━━ MATERIAL PROVIDED ━━
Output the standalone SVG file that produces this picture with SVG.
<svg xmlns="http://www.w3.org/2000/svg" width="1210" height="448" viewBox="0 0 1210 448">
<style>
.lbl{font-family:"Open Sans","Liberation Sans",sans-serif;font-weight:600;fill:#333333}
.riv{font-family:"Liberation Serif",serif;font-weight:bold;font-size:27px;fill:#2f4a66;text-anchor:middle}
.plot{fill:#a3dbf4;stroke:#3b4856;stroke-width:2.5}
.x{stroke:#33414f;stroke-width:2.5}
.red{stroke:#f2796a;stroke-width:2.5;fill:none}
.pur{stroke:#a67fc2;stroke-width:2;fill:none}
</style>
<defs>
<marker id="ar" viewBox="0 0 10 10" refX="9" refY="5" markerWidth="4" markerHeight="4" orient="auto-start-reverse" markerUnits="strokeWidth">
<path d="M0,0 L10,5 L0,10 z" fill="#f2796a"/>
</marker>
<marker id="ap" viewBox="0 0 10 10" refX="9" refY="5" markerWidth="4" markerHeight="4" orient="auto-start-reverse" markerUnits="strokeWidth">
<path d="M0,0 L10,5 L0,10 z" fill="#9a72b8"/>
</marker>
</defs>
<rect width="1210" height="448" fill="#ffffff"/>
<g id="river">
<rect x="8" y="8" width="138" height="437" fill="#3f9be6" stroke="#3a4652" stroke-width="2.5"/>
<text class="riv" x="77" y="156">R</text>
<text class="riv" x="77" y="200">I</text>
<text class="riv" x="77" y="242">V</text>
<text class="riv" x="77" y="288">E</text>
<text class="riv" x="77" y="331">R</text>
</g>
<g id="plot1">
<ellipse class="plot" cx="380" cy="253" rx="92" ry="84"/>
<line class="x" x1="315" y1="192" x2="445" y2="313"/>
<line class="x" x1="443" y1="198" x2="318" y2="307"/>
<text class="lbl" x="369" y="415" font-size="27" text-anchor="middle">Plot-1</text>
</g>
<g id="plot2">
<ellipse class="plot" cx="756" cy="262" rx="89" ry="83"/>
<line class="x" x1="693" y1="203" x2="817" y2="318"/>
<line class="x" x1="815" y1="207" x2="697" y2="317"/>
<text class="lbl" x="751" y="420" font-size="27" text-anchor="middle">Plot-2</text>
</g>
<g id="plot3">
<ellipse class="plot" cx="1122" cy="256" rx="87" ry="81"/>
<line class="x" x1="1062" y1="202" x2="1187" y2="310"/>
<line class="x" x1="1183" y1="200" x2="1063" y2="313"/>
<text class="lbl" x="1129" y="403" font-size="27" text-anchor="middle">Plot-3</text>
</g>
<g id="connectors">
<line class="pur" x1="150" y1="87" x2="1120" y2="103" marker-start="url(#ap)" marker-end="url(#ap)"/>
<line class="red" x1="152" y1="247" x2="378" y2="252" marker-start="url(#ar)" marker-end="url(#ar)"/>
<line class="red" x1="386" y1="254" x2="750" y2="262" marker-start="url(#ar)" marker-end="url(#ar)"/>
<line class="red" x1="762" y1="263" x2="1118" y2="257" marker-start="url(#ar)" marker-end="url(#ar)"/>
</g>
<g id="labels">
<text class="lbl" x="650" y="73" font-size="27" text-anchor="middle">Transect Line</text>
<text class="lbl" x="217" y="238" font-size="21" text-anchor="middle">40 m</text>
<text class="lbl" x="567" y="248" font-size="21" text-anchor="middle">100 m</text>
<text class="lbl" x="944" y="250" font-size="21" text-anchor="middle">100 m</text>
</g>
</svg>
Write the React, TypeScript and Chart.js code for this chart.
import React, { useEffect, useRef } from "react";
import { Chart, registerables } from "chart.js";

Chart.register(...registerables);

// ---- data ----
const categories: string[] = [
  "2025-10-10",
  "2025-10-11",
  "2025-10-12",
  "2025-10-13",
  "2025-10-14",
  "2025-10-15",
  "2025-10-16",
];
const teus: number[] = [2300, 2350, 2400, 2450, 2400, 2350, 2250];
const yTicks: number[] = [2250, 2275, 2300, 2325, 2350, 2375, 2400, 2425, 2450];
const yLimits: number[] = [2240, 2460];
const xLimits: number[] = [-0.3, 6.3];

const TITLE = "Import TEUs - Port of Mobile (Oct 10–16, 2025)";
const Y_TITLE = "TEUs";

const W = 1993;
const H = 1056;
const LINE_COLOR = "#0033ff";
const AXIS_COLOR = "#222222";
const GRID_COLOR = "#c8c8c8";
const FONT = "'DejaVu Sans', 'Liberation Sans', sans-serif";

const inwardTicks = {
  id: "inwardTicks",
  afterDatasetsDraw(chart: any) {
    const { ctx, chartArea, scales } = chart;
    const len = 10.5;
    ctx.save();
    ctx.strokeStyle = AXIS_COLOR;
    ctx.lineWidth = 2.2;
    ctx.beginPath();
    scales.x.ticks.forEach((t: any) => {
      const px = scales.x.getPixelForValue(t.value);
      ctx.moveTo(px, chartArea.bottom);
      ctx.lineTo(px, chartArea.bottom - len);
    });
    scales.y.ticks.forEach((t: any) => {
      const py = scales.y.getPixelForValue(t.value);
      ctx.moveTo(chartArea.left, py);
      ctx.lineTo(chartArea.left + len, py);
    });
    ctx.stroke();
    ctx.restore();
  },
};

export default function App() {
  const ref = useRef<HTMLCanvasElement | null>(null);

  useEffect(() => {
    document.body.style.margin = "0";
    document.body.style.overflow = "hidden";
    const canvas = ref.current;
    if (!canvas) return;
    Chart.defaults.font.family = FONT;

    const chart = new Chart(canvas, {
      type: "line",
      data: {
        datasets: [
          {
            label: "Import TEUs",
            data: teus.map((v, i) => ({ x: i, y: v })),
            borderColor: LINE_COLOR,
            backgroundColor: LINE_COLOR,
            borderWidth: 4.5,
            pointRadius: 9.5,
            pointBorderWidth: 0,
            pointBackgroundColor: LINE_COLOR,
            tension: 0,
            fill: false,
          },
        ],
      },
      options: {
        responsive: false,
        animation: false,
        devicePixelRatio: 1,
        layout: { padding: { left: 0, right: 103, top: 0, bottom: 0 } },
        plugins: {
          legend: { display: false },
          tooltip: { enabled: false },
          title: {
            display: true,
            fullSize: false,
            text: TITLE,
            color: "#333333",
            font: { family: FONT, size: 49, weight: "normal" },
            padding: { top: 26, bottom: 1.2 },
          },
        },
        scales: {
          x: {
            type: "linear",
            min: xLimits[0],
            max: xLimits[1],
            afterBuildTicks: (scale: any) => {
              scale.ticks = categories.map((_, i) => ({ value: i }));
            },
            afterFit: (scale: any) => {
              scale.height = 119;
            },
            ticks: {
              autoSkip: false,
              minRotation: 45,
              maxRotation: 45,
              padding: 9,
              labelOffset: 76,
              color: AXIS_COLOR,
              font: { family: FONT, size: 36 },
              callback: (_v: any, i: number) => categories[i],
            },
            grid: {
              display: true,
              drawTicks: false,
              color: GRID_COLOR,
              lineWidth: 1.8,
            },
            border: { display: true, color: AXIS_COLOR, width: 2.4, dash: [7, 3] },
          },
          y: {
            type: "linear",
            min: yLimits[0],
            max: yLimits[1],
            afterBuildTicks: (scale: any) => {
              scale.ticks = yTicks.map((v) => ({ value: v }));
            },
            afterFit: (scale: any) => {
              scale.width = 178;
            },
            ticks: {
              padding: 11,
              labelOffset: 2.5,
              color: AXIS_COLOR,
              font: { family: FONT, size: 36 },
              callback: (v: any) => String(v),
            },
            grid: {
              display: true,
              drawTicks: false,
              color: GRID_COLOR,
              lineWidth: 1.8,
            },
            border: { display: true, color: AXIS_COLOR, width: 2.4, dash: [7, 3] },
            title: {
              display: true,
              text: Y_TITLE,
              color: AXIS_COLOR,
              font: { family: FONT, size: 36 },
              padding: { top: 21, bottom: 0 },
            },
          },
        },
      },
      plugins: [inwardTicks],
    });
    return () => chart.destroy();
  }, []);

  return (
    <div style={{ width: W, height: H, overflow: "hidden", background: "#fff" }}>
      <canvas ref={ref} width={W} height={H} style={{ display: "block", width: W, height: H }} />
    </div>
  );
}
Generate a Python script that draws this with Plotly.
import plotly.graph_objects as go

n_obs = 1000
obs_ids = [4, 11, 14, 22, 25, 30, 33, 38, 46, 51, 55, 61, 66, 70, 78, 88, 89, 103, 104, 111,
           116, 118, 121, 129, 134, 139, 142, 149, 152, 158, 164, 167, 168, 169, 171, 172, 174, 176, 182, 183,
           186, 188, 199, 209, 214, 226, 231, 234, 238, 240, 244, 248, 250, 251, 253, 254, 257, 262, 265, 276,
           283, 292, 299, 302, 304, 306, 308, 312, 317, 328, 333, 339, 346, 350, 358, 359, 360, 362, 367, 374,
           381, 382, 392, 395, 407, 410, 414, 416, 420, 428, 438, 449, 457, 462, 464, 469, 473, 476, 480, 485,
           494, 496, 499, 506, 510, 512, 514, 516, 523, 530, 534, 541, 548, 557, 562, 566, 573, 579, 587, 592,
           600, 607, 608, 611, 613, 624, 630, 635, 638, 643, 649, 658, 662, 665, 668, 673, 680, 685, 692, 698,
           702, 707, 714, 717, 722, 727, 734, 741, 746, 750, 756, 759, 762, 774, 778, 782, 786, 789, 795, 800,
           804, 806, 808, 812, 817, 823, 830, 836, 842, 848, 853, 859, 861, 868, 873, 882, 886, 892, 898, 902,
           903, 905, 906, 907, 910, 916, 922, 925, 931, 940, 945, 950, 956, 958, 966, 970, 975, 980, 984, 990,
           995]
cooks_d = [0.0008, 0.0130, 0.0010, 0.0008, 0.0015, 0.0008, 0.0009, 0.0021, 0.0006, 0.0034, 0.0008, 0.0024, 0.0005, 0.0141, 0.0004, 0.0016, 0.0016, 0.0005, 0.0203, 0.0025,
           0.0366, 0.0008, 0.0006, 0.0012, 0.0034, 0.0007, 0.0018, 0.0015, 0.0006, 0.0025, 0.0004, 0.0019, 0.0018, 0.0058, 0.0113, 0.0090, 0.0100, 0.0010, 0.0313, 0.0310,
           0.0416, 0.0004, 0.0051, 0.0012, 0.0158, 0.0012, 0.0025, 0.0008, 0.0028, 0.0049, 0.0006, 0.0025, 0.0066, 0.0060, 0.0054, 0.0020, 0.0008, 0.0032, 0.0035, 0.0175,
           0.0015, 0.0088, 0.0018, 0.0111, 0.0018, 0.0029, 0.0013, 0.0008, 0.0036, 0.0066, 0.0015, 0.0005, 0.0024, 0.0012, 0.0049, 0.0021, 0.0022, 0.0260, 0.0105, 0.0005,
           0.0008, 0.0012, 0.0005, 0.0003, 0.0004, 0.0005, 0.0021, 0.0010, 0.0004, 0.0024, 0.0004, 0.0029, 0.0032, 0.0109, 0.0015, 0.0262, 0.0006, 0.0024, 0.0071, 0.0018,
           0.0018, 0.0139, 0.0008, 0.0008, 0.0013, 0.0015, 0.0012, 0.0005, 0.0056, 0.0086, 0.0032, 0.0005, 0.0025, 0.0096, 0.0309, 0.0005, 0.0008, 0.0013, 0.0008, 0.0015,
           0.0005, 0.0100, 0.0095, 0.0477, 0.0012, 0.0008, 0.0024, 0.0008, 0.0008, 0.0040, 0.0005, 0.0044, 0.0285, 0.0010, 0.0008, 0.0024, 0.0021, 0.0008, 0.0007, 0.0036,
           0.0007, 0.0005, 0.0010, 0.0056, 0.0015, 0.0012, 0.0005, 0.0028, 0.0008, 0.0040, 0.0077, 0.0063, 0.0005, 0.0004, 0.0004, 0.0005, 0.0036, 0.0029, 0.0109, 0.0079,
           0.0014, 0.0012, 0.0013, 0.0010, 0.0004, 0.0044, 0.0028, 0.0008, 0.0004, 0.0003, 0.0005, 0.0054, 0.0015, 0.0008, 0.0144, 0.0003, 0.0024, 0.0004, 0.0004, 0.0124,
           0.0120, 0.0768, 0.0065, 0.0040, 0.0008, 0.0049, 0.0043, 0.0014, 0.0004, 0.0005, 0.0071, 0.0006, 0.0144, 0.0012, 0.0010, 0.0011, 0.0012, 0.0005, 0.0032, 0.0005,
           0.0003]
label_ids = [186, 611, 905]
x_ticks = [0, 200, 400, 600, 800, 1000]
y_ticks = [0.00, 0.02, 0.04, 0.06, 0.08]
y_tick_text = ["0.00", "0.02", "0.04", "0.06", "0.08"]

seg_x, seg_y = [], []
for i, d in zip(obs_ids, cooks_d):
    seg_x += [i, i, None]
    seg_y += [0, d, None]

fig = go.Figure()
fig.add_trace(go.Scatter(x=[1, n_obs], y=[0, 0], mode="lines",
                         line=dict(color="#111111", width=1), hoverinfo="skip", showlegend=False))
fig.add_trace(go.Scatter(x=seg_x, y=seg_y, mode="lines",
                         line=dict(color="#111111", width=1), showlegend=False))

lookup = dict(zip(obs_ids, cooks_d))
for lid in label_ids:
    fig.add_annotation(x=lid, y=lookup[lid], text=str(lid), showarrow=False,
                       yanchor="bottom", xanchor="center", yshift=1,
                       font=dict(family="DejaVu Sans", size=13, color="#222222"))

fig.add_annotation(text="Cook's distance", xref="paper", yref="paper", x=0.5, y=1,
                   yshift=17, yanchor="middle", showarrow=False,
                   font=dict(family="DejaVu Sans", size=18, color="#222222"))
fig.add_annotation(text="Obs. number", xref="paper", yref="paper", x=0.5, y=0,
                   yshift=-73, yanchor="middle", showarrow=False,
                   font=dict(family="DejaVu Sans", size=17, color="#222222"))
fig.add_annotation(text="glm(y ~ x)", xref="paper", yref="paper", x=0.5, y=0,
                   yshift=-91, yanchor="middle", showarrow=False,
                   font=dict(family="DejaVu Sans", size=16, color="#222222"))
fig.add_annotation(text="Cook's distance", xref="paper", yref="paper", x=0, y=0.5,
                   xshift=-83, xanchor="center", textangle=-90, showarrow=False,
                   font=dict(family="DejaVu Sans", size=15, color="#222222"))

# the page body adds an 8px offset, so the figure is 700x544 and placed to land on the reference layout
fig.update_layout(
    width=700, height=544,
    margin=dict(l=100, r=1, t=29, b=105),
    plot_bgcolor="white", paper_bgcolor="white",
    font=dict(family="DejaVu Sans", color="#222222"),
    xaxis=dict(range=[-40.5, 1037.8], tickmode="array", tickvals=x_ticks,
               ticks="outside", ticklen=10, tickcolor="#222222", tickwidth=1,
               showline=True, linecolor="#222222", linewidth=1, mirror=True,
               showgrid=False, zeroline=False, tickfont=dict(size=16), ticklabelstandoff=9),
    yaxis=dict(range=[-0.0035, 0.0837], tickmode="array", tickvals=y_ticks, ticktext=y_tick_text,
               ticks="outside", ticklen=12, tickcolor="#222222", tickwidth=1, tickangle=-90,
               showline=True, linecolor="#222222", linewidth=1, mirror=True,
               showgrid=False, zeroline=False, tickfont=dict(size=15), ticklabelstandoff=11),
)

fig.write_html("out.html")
━━━
> _STATED PROBLEM_
Reproduce the lines exactly, from the line that contains "Write the React, TypeScript" through the line that contains "Chart.register(...registerables);", and nothing more.

> _WRITTEN ANSWER_
Write the React, TypeScript and Chart.js code for this chart.
import React, { useEffect, useRef } from "react";
import { Chart, registerables } from "chart.js";

Chart.register(...registerables);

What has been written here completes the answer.